The lawsuit, alleging securities violations, has had a profound impact on liquidity, with market depth for 17 tokens on Binance.US dropping by 76% within just one week.

Following the SEC’s lawsuit against Binance.US, market depth on the exchange plummeted by 76%, according to a report by Kaiko.

The aggregated market depth for 17 tokens significantly decreased, reflecting a mass exodus of market makers and traders from the platform.

Binance.US experienced a sharp decline in its U.S. market share, dropping from 20% in April to 4.8% in June. This erosion of market share highlights the impact of the SEC lawsuit on investor confidence and participation in Binance.US.

The report by Kaiko revealed that the market depth on Binance.US declined from $34 million on June 4 to $7 million on Monday, indicating a substantial reduction in liquidity within a short timeframe.

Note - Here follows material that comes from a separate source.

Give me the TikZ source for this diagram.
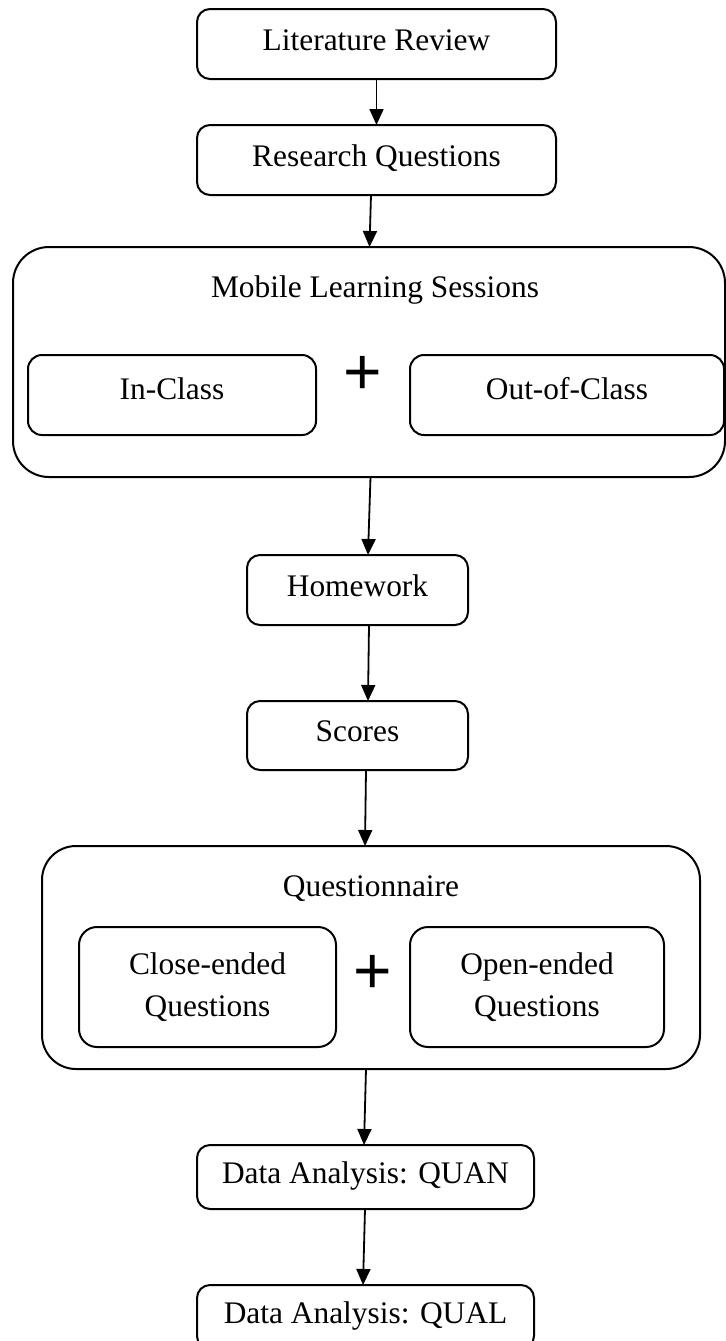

The altcoin markets’ sell-off contributed to this decline in market depth over the weekend.

Binance’s global platform also witnessed a decrease in market depth, dropping 7% since the beginning of June. The SEC lawsuit against Binance appears to have sparked concerns among market participants, leading to an industry-wide decrease in liquidity.

Coinbase, another U.S.-based exchange that was sued by the SEC, experienced a 16% drop in liquidity during the same period.

This decline suggests that market makers are becoming cautious to avoid losses caused by market volatility and the potential risk of funds becoming trapped, as seen with the recent FTX collapse.

Interestingly, while Binance.US’s market share dwindled to 4.8%, Coinbase’s market share increased from 46% to 64% over the past week. The reasons behind this shift in market share remain unclear and warrant further analysis.